Exports also deteriorated amid trade disputes and weaker global demand, hurting the trade-reliant economy.
Gross domestic product (GDP) is expected to have fallen 0.2 percent in January-March on an annualized basis, the poll of 18 economists showed, after it expanded 1.9 percent in the fourth quarter last year.
That would translate into a flat reading on a quarter-on-quarter basis, after the economy grew 0.5 percent in the October-December quarter, the poll showed.
“Firms likely postponed their capital spending on worries about the global economic slowdown and uncertainty over trade talks such as between the US China,” said Kentaro Arita, the senior economist at Mizuho Research Institute.
“We expect consumer spending declined as their sentiment deteriorated led by factors such as rises in food prices.”
Capital spending likely fell 1.7 percent in the first quarter after 2.7 percent growth the previous quarter, the poll found.
Private consumption, which accounts for about 60 percent of GDP, was seen down 0.1 percent for the quarter, after rising 0.4 percent in October-December.

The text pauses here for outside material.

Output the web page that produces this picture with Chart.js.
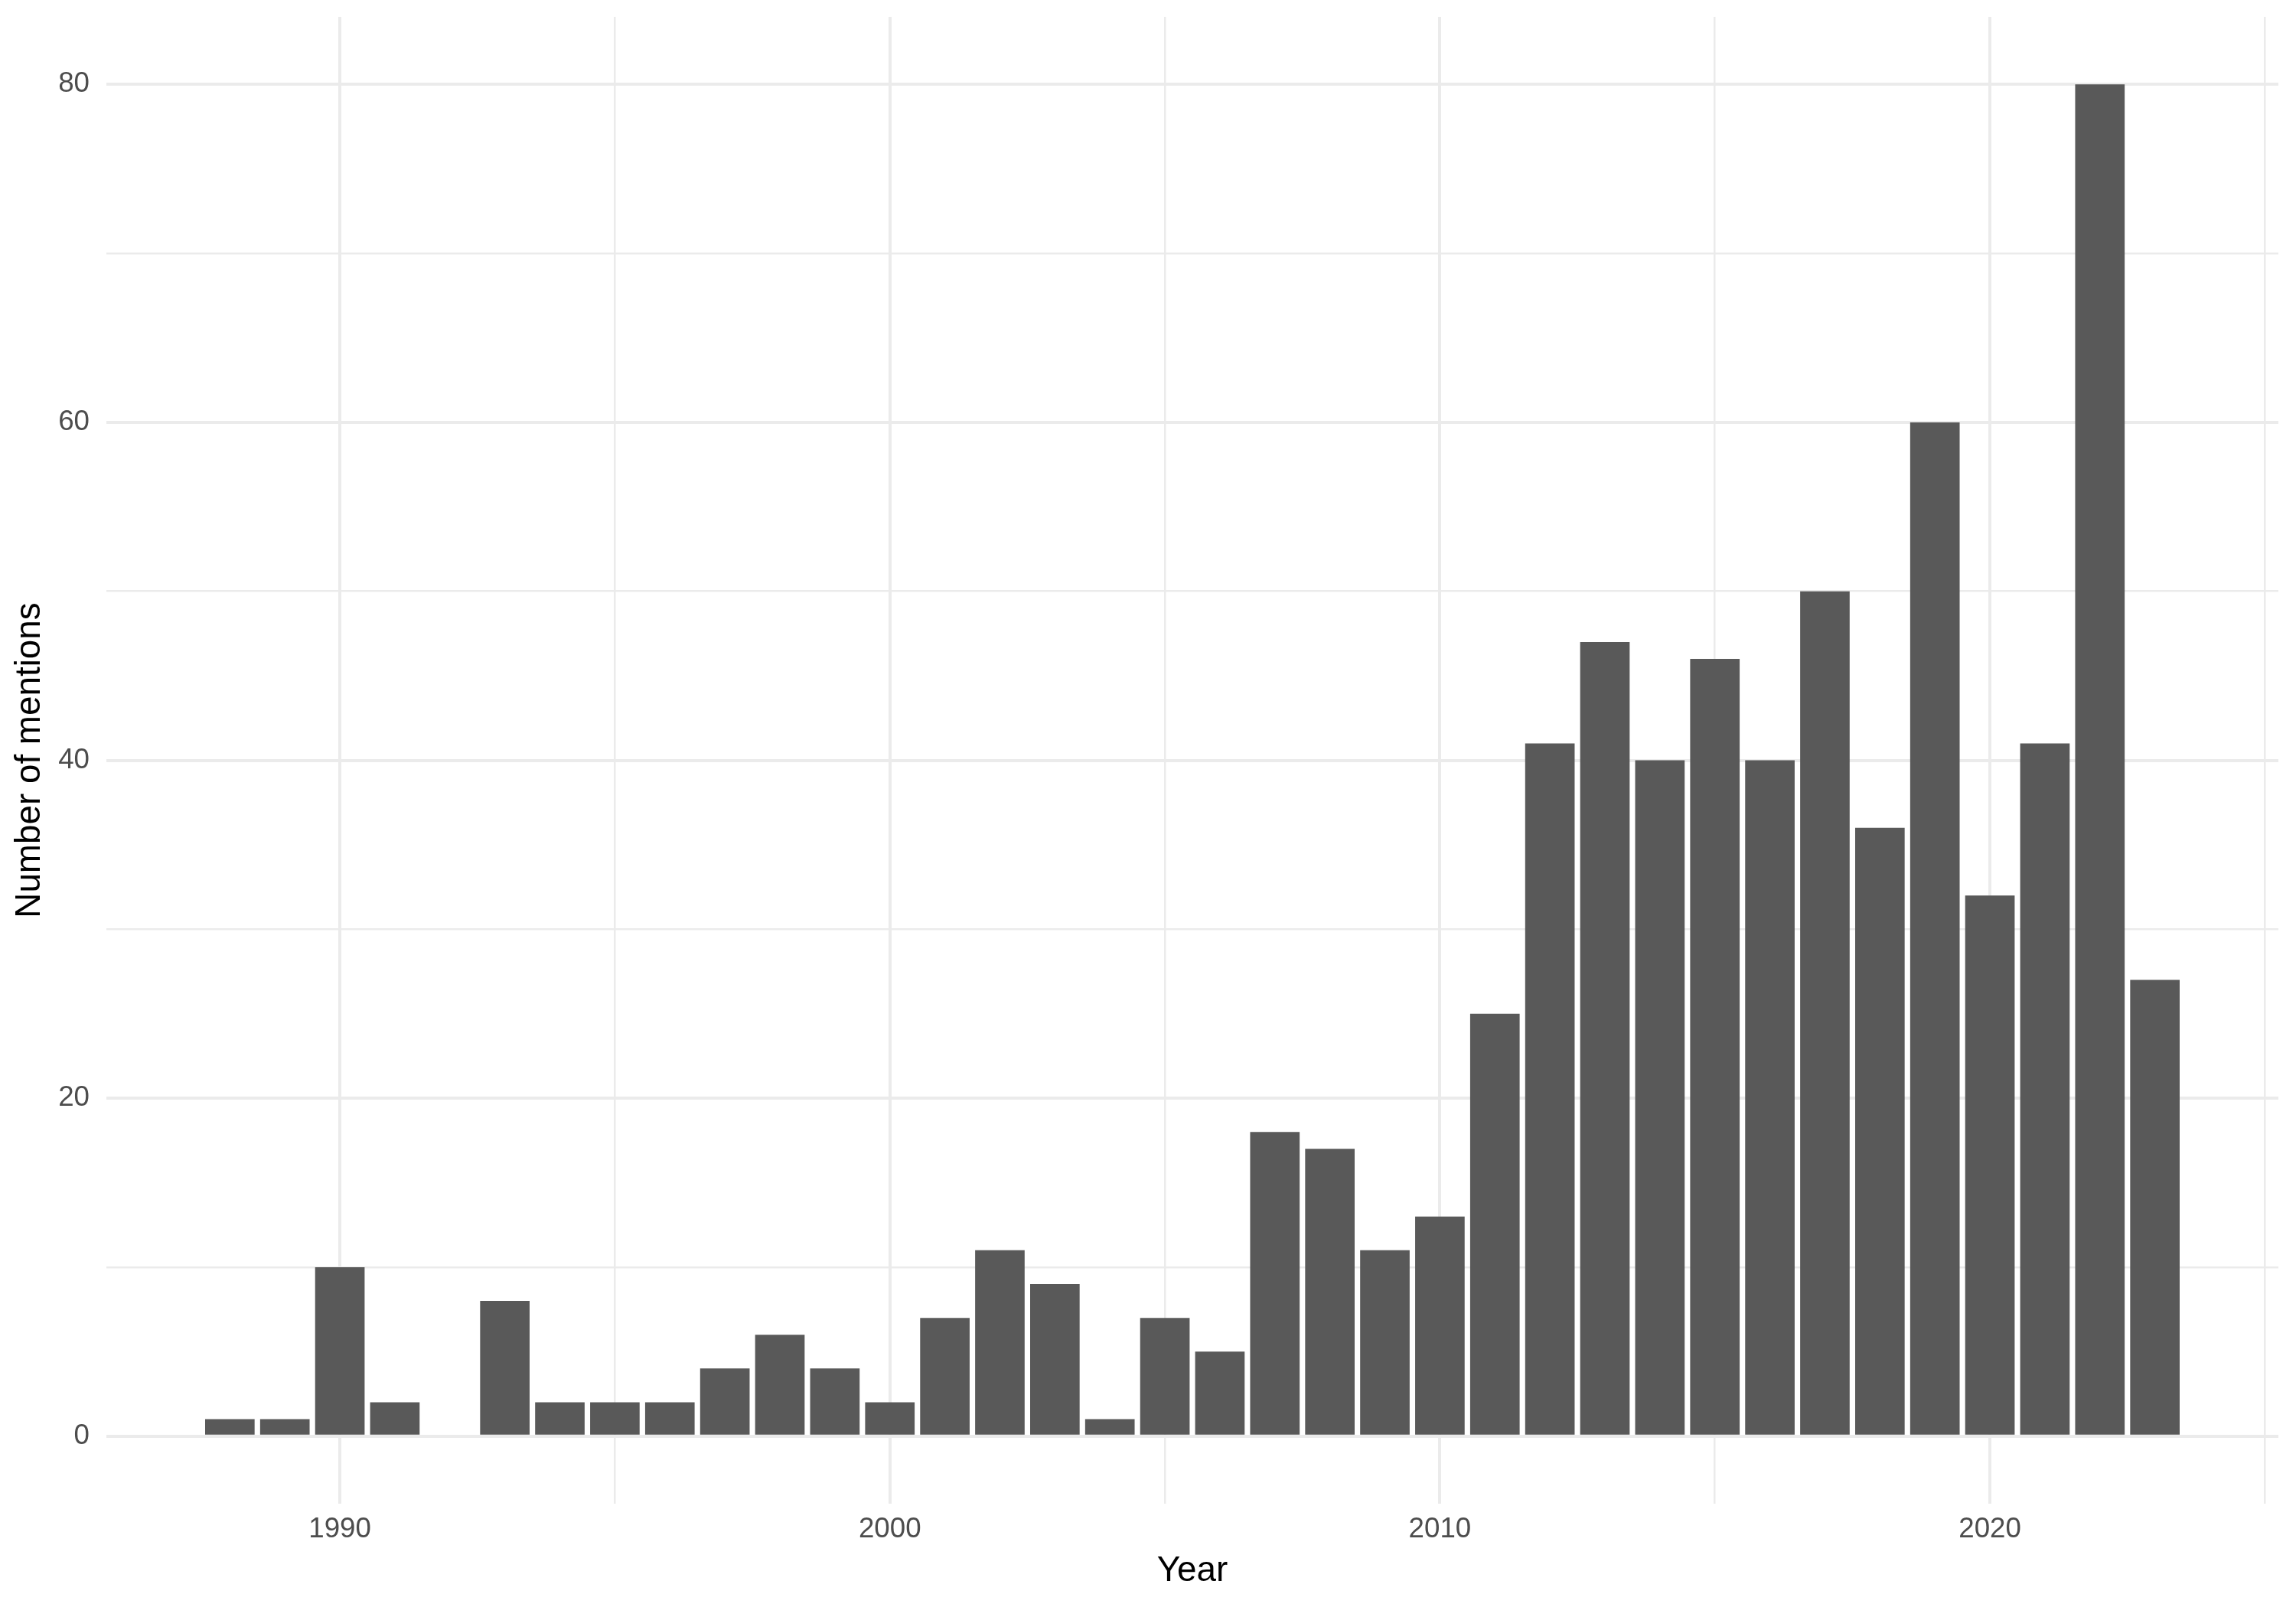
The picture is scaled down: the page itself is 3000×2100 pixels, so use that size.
<!DOCTYPE html>
<html>
<head>
<meta charset="utf-8">
<script src="https://cdn.jsdelivr.net/npm/chart.js@4/dist/chart.umd.min.js"></script>
<style>
  html, body { margin: 0; padding: 0; background: #ffffff; }
  #wrap { width: 3000px; height: 2100px; }
</style>
</head>
<body>
<div id="wrap"><canvas id="chart" width="3000" height="2100"></canvas></div>
<script>
    "use strict";

    // Data (1992 has no bar)
    var years    = [1988, 1989, 1990, 1991, 1993, 1994, 1995, 1996, 1997, 1998, 1999, 2000, 2001, 2002, 2003, 2004, 2005, 2006,
                    2007, 2008, 2009, 2010, 2011, 2012, 2013, 2014, 2015, 2016, 2017, 2018, 2019, 2020, 2021, 2022, 2023];
    var mentions = [1, 1, 10, 2, 8, 2, 2, 2, 4, 6, 4, 2, 7, 11, 9, 1, 7, 5,
                    18, 17, 11, 13, 25, 41, 47, 40, 46, 40, 50, 36, 60, 32, 41, 80, 27];

    // Axis breaks
    var xTicks = [1990, 1995, 2000, 2005, 2010, 2015, 2020, 2025];
    var xLabelTicks = [1990, 2000, 2010, 2020];
    var yTicks = [0, 10, 20, 30, 40, 50, 60, 70, 80];
    var yLabelTicks = [0, 20, 40, 60, 80];

    var gridColor = "#EBEBEB";
    var fontFamily = "'Liberation Sans', Arial, sans-serif";

    // ggplot style expansion: 5% around the bar extent
    var barWidth = 0.9;
    var xLo = years[0] - barWidth / 2, xHi = years[years.length - 1] + barWidth / 2;
    var xPad = (xHi - xLo) * 0.05;
    var yMax = Math.max.apply(null, mentions);

    var points = years.map(function (y, i) { return {x: y, y: mentions[i]}; });

    var ctx = document.getElementById("chart").getContext("2d");
    var myChart = new Chart(ctx, {
        type: "bar",
        data: {
            datasets: [{
                data: points,
                backgroundColor: "#595959",
                borderWidth: 0,
                barPercentage: barWidth,
                categoryPercentage: 1.0
            }]
        },
        options: {
            responsive: false,
            animation: false,
            layout: { padding: { left: 0, right: 23, top: 22, bottom: 0 } },
            plugins: {
                legend: { display: false },
                tooltip: { enabled: false }
            },
            scales: {
                x: {
                    type: "linear",
                    offset: false,
                    min: xLo - xPad,
                    max: xHi + xPad,
                    afterBuildTicks: function (scale) {
                        scale.ticks = xTicks.map(function (v) { return {value: v}; });
                    },
                    afterFit: function (scale) {
                        scale.height = 135;
                        scale.paddingLeft = 0;
                        scale.paddingRight = 0;
                    },
                    grid: {
                        offset: false,
                        color: gridColor,
                        drawTicks: false,
                        lineWidth: function (c) {
                            return xLabelTicks.indexOf(c.tick.value) >= 0 ? 4 : 2.5;
                        }
                    },
                    border: { display: false },
                    ticks: {
                        autoSkip: false,
                        maxRotation: 0,
                        padding: 12,
                        color: "#4D4D4D",
                        font: { family: fontFamily, size: 36.7 },
                        callback: function (v) {
                            return xLabelTicks.indexOf(v) >= 0 ? String(v) : "";
                        }
                    },
                    title: {
                        display: true,
                        text: "Year",
                        color: "#000000",
                        padding: { top: 0, bottom: 19 },
                        font: { family: fontFamily, size: 45.8 }
                    }
                },
                y: {
                    type: "linear",
                    min: -yMax * 0.05,
                    max: yMax * 1.05,
                    afterBuildTicks: function (scale) {
                        scale.ticks = yTicks.map(function (v) { return {value: v}; });
                    },
                    afterFit: function (scale) {
                        scale.width = 139;
                        scale.paddingTop = 0;
                        scale.paddingBottom = 0;
                    },
                    grid: {
                        color: gridColor,
                        drawTicks: false,
                        lineWidth: function (c) {
                            return yLabelTicks.indexOf(c.tick.value) >= 0 ? 4 : 2.5;
                        }
                    },
                    border: { display: false },
                    ticks: {
                        autoSkip: false,
                        padding: 22,
                        color: "#4D4D4D",
                        font: { family: fontFamily, size: 36.7 },
                        callback: function (v) {
                            return yLabelTicks.indexOf(v) >= 0 ? String(v) : "";
                        }
                    },
                    title: {
                        display: true,
                        text: "Number of mentions",
                        color: "#000000",
                        padding: { top: 12, bottom: 0 },
                        font: { family: fontFamily, size: 45.8 }
                    }
                }
            }
        }
    });
</script>
</body>
</html>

External demand — or exports minus imports — was still expected to add 0.3 percentage point to growth in the first quarter, the poll found, after it subtracted 0.3 percentage point from GDP growth in the previous quarter.
Analysts say a drop in imports due to weak domestic demand was larger than a decline in exports, which led Japan’s net exports to improve for January-March.
“We project exports will grow moderately but they will lose momentum on the global economic slowdown,” said Akane Yamaguchi, researcher at Daiwa Institute of Research.
Like other Asian exporters, Japan has been hit by China’s economic slowdown and the 10-month-long US-China trade war, which has disrupted global supply chains. Sluggish demand for electronic gadgets has also hit its hi-tech exports.
On Friday, the US sharply raised tariffs on Chinese goods and China said it would retaliate, adding to uncertainty over external demand in the second half of the year.
Japan ships parts and heavy machinery to manufacturers in China.
The Cabinet Office will release the GDP data on May 20 at 8:50 a.m. Japan time (2350 GMT, May 19).
Japan’s current account balance is expected to show a ¥3.16 trillion ($28.80 billion) surplus in March from ¥2.68 trillion in February, thanks to income gains from overseas investment, analyst said.
The government will announce current account balance data at 8:50 a.m. on May 14.